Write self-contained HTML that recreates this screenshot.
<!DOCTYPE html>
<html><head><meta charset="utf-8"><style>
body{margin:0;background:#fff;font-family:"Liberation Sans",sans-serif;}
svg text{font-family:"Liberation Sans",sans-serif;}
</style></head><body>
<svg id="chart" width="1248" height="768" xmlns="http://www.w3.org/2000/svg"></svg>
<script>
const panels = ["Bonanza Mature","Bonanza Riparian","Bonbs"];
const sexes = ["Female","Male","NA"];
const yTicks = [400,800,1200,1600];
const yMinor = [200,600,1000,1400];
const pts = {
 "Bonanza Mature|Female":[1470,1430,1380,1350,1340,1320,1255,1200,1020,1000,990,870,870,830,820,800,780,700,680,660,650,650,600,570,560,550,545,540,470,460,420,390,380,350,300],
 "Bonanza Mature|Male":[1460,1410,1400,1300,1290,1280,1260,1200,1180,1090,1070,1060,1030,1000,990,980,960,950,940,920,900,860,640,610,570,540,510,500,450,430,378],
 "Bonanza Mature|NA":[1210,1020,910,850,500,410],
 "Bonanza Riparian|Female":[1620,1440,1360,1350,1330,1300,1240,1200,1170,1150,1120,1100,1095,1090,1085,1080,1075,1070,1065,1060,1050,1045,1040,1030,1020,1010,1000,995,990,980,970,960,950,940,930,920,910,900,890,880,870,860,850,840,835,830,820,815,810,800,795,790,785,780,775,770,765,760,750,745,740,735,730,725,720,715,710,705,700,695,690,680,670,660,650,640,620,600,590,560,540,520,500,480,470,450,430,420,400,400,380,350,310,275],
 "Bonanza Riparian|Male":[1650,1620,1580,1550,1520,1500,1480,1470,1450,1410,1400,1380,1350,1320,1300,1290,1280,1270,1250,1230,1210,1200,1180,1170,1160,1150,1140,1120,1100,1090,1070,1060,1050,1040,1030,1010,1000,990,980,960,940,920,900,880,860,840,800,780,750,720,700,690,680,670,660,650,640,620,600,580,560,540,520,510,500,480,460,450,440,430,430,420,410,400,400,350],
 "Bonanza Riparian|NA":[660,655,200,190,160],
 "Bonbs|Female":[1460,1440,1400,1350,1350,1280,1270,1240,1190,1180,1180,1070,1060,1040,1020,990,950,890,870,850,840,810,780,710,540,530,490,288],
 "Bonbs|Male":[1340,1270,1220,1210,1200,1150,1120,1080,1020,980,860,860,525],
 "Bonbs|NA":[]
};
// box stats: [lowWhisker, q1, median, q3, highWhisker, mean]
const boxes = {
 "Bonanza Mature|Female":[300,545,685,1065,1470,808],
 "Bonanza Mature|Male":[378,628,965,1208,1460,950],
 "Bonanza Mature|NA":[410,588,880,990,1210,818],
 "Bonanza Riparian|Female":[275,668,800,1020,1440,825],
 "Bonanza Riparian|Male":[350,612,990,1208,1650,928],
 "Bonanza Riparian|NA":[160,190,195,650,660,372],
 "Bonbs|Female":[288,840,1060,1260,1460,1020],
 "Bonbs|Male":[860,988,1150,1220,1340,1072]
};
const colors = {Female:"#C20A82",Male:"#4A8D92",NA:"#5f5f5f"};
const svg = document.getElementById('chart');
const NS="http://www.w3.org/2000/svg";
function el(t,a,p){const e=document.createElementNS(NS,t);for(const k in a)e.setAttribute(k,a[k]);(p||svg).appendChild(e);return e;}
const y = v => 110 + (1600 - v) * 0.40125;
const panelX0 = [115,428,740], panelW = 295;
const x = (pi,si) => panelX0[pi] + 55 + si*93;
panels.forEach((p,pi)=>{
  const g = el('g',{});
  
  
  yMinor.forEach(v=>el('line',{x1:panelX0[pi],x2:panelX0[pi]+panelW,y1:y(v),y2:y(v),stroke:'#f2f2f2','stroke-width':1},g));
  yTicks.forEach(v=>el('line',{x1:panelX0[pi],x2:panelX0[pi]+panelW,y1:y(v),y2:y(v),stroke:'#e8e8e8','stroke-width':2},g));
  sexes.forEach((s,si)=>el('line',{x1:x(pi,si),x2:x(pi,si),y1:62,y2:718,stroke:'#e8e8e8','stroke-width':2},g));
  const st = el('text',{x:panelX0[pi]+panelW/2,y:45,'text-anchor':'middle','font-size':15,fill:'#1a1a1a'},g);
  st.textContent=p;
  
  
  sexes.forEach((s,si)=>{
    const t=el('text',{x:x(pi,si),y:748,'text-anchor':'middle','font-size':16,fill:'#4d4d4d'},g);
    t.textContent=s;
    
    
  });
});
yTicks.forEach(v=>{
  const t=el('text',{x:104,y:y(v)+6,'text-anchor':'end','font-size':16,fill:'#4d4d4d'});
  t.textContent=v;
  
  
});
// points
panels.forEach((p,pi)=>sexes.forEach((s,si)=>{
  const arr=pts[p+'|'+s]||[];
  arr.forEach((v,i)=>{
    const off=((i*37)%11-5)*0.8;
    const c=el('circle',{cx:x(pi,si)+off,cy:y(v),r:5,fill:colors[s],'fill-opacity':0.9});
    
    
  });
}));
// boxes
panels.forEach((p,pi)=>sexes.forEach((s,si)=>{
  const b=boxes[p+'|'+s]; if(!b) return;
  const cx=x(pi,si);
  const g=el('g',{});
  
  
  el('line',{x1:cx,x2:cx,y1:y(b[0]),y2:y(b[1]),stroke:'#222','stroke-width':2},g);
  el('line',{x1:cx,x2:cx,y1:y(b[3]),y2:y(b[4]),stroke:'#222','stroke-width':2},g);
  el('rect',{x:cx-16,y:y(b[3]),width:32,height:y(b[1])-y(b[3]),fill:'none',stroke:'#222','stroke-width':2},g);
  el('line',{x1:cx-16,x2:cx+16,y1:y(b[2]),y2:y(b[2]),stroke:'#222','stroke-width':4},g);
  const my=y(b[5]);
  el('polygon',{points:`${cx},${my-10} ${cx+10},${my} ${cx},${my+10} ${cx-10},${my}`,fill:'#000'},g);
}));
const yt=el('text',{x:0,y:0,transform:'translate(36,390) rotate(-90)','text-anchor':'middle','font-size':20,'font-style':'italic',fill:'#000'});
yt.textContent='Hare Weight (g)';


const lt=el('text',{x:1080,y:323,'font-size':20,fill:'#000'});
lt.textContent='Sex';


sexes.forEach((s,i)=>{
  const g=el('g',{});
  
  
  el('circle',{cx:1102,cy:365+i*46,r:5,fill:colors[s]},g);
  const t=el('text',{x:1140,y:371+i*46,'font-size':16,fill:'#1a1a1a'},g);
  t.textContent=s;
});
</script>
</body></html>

---+---

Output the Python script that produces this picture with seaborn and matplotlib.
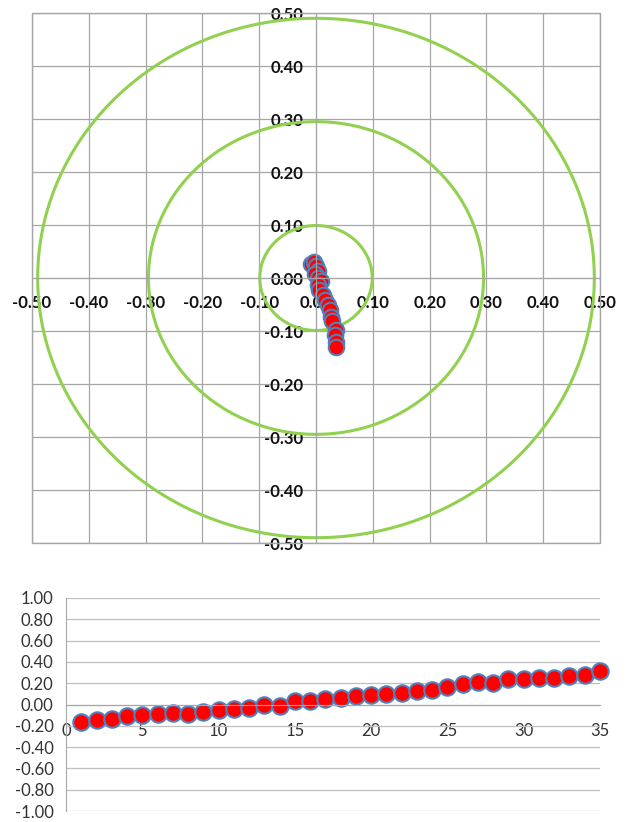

---+---

### To be done
Identify every line holding the word "script" and copy it out.

### Solution below
<script>
</script>
Output the Python script that produces this picture with seaborn and matplotlib.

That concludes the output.